In fact not - far from it.
Because even if we have an idea about the content of the MVP, we have to find out how it can satisfactorily present these features to your customers.
You don’t have to be a graphic design expert or even know how to draw but simply suggest to a target sample that they participate in a stimulating creativity workshop.
That's what we're going to accomplish at this stage; it's the prototyping phase. Creating prototypes in this way will enable you to quickly learn from customer reactions and feedback, test innovative ideas at a little cost and arrive at the most appropriate form while also limiting risk and investment.
The first Dropbox prototype is a good example:
To understand users' perceptions of the solution they were proposing, they made a video describing the main use scenario. I’ll let you watch the video. It’s been made on the basis of simple paper drawings.
I think this video is particularly effective because it provides a perfect demonstration of the product without creating the product itself.
Now we have a prototype made viable by customers and ready to be developed.
However, it is essential to technically prepare this phase. Preparation involves the design of the architecture and all the technical building blocks, and the appropriate technological choices that will support and fit in with future developments. The aim of the architecture will also be to support your vision in the long term. In fact, in addition to responding effectively to your customer’s requests, it will be an information system that allows you to make informed strategic choices while allowing for flexible development possibilities when making product decisions.

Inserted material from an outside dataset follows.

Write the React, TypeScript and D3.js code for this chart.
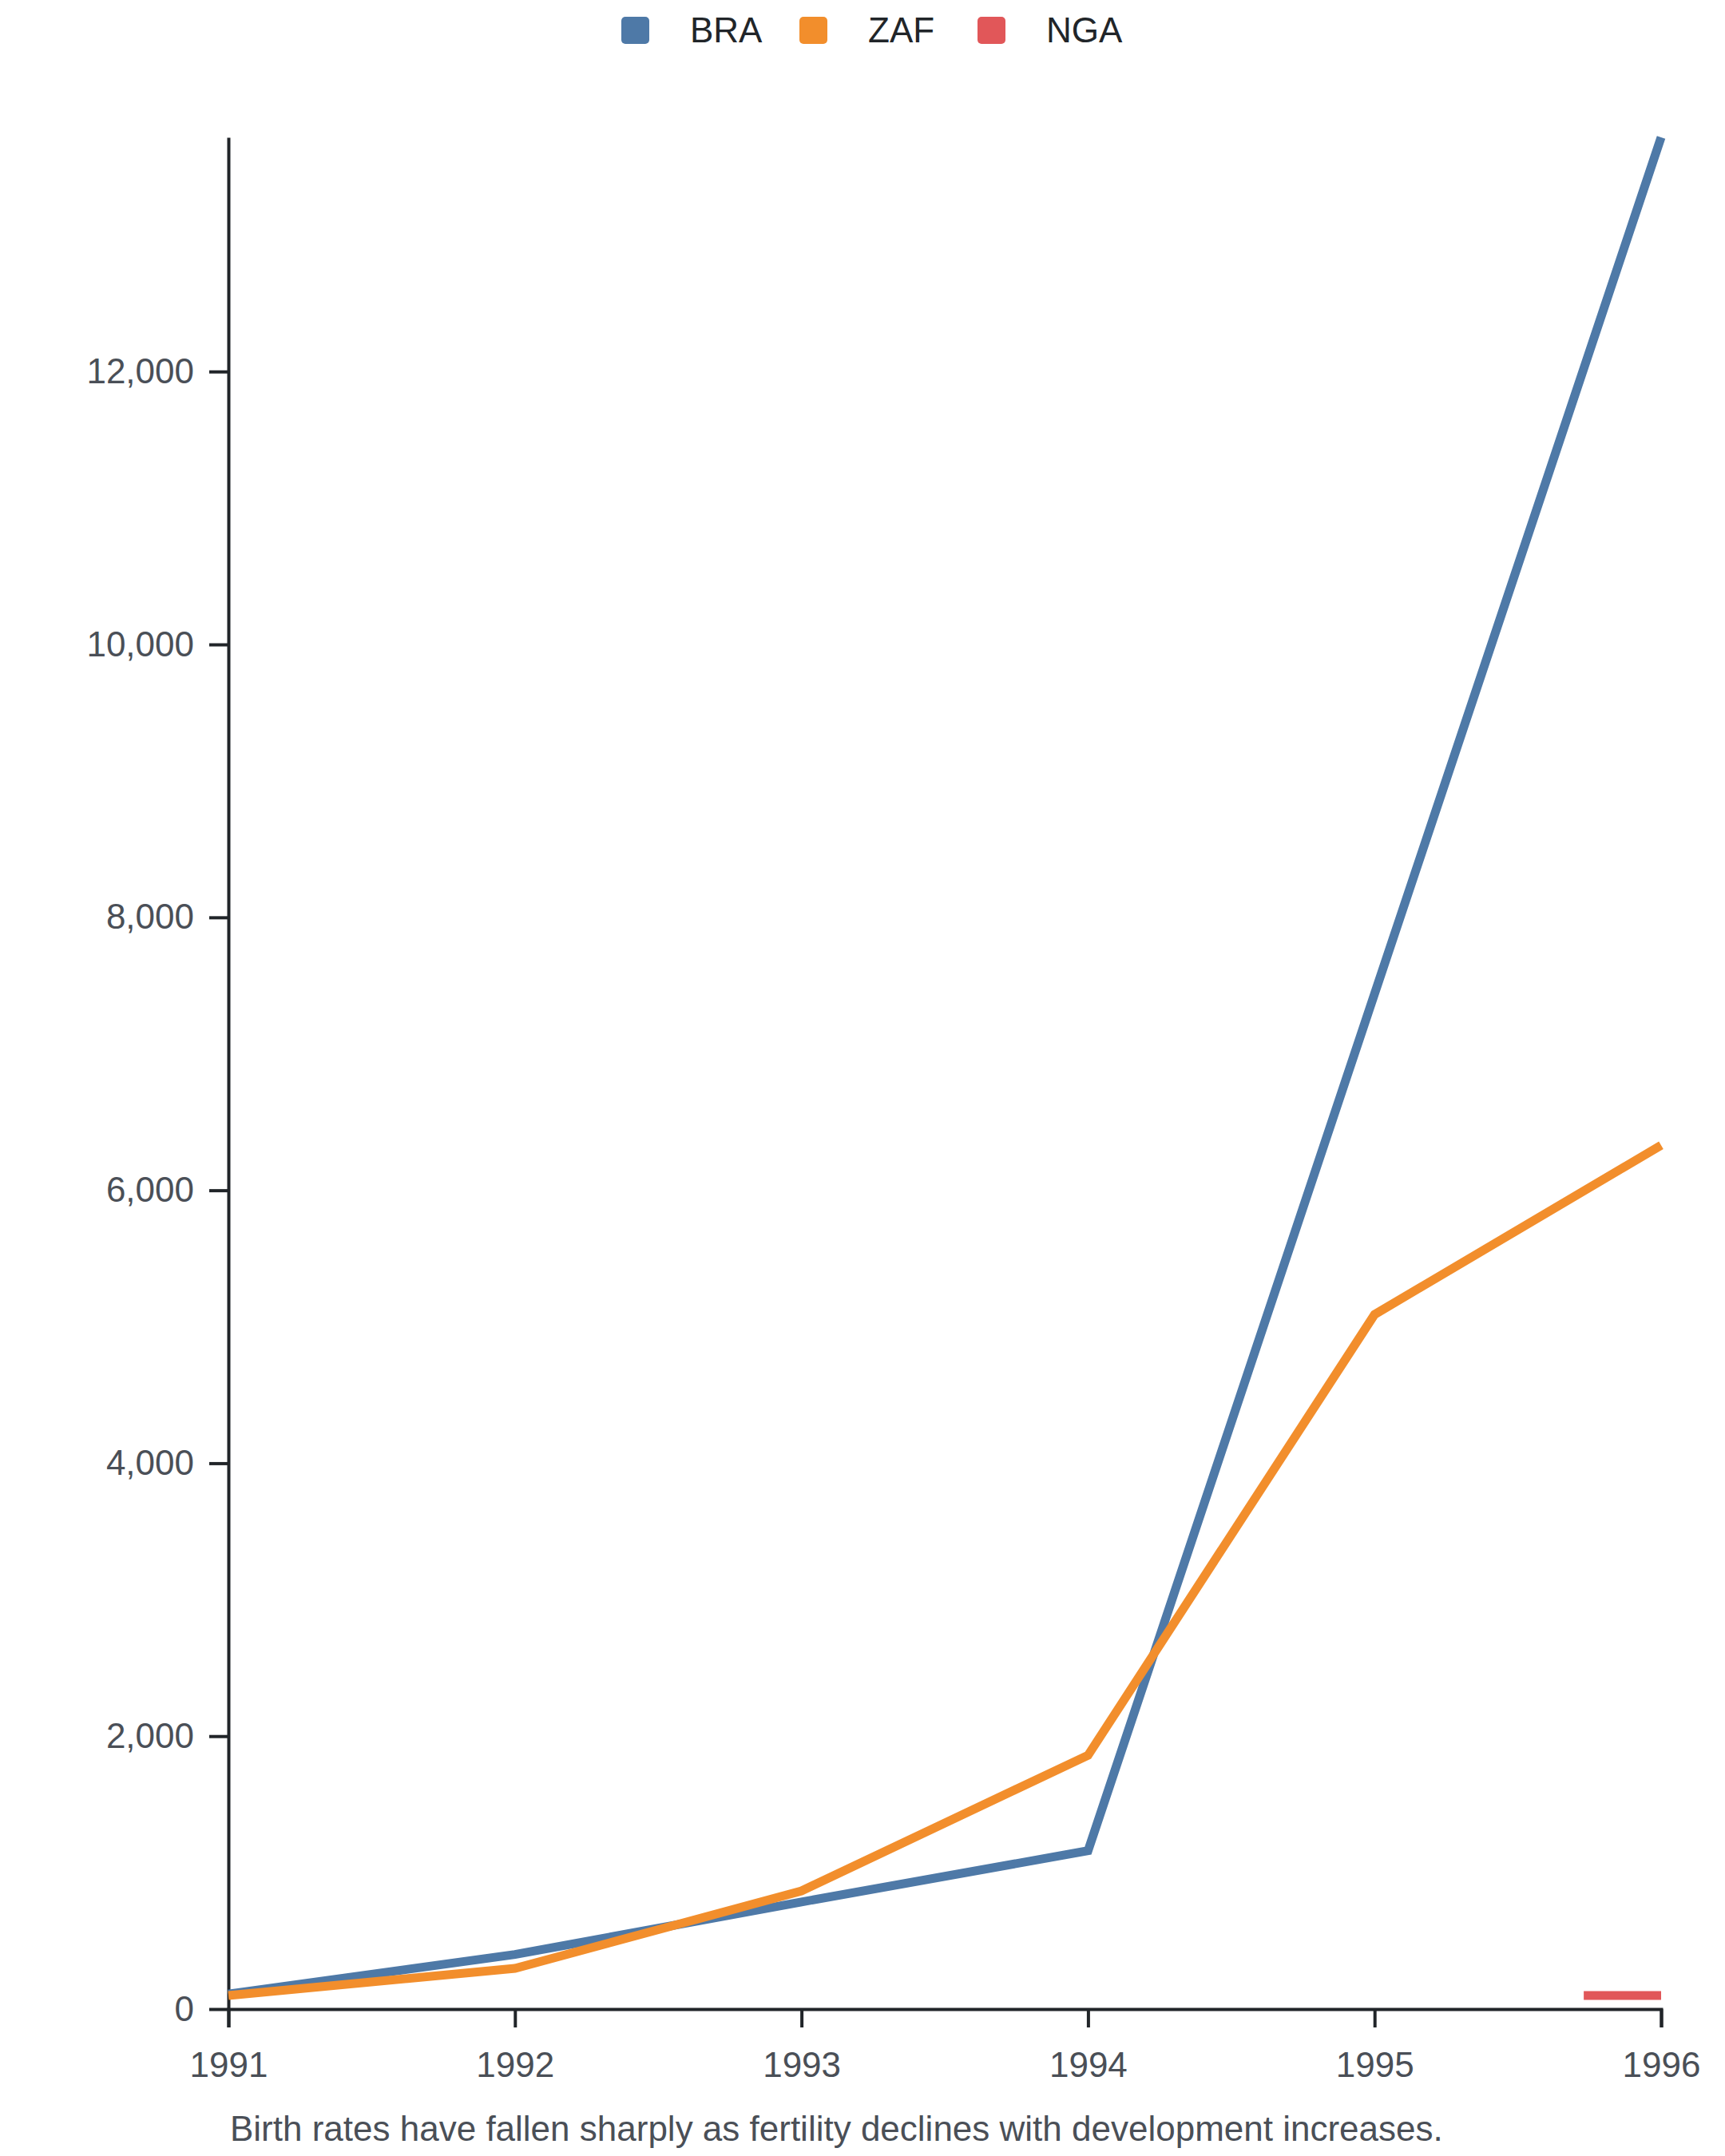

By the end of this 5 stage UX process you have:
- A solid vision of success shared by everyone
- A prototype prepared not on the basis of your personal experience but on your market / your target
- All the technical and technological building blocks to start development
- and above all, you have an extremely clear vision of your project.
There’s no “just”.
So you ask me, why is the UX process not more widespread?
I usually recommend this approach to all my customers because, as you now see, from my point of view it’s fundamental to the success of an innovation.
But although it’s a sexy approach on paper, it meets with resistance in many companies that want to innovate.
I have found that for the most part people are initially very reluctant. They are certain they’ve thought of everything, they’re the experts in their product. They don’t see the value in investing time and money upstream of the project to find out about things they think they already know.
Except that in life everything comes down to point of view, and that's what they need to realize.
In general, I therefore, suggest a co-design workshop - phase 1 of our UX process. As it’s very short and not a major financial commitment, more often than not they agree; and the workshop sets everything else in motion.
The various actors realize they don’t have all the answers. During the workshop, everyone forgets who they are and what their position in the company is by putting themselves in the customer's shoes. By putting the end customer center-stage, we can go back to square one and start from the beginning: get everyone in agreement on the project, give a common shared vision of its goal.
The other steps then follow each other more smoothly and logically.
I haven’t yet met a company that, at the end, wasn’t pleased to have done it.